Here are the key components of the interface:

• Device
  The screen displays device cards with the version of the operating system, the name and ID of the device, as well as the user to whom the device is currently registered.
• Photofixation
  To the right is a control unit where the image is displayed from the webcam, as well as buttons for registration and personal information editing.
  The image is displayed in order to provide feedback to the user: you definitely detect the device’s marker by the screen.
• OS version selection
  We made a list with the choice of the OS version of interest, because often times it’s not a specific device that testing needs, but a specific Android or iOS version. The version filter is made to be horizontal to save space and render the version list available without scrolling on a single screen.

Optimization

One run of any system component does not take too much time. However, if you run the marker and face recognition at the same time, the attempt to recognize all 30 frames per second that the camera provides will completely exhaust the non-GPU computer’s resources.

It is clear that 99% of the time the system would be running this work idle. 

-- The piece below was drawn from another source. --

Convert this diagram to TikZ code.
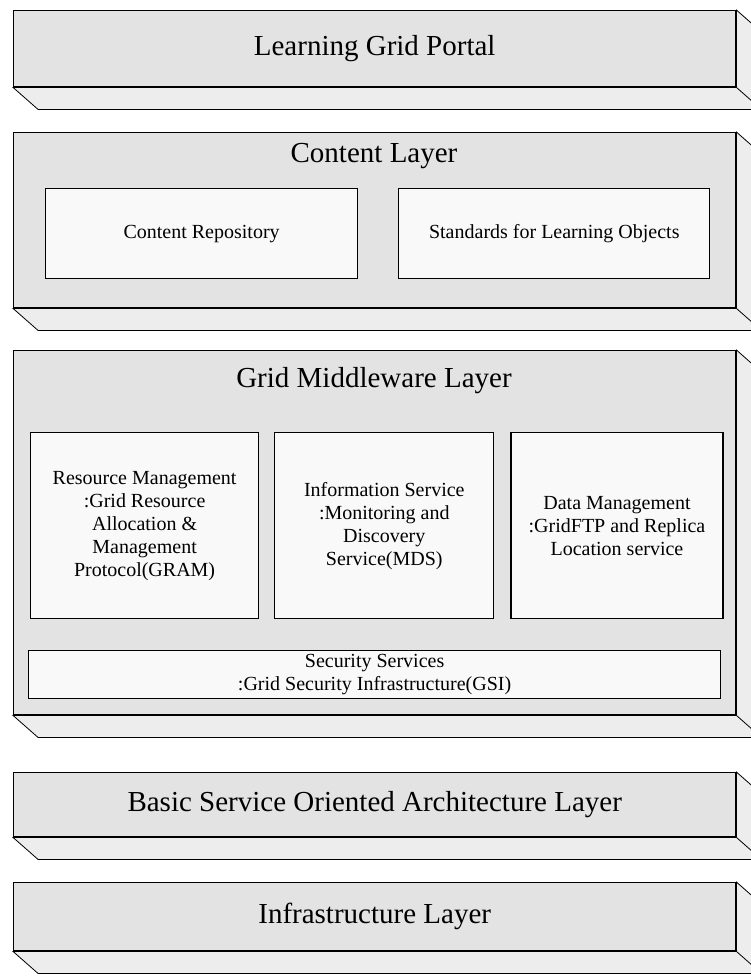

To prevent this, the following optimization decisions were made:

1. Only every eighth frame gets processed. The system response delay increases to about 8/30 of a second, with the human response time at about one second. Accordingly, the user would still not be able to notice such a delay. And we have already reduced the load on the system by eight times.
2. First, the device searches for the device marker in the frame, and only when it is detected does facial recognition start running. Since searching for markers in a frame is about 300 times less expensive than searching for faces, we decided that in standby mode we would only check for the presence of a marker.
3. To reduce "stuttering" in searching for faces, while there are no faces in the image, the number_of_time_to_upsample parameter has been disabled in the face_locations function.

_{face_locations = face_recognition.face_locations(rgb_small_frame, number_of_times_to_upsample=0)}

For this reason, the processing time of a frame with no faces in it is equal to the processing time of a frame where faces are easily detected.

So what do we end up with?

At the moment, the system is successfully deployed on the MacMini Late 2009 that we obtained, on Core 2 Duo. As a part of the testing, it worked quite successfully even on a single virtual core with 1024 megabytes of RAM and 4 gigabytes of ROM in a Docker container. A touch-screen display was connected to the MacMini to make its appearance look minimalistic.

Even users who did not use the old board now register new devices, and cases of unsuccessful searches have become much less common!

What's next?

In the current system of course there are still many things that could be improved and would be desirable to improve:

Ensuring that the OS controls do not appear along with dialog boxes (now it is messagebox from the Tkinter package):

• Sending calculations and requests to the server to different threads with interface processing (now they are executed in the main thread, Tkinter's main loop, which freezes the interface while requests are being sent to the online database).
• Matching the interface to the same design as other corporate resources.
• Devising a full-fledged web interface for remote data viewing.
• Using voice recognition to confirm/cancel an action and fill in text fields.
• Implementing registration of multiple devices at the same time.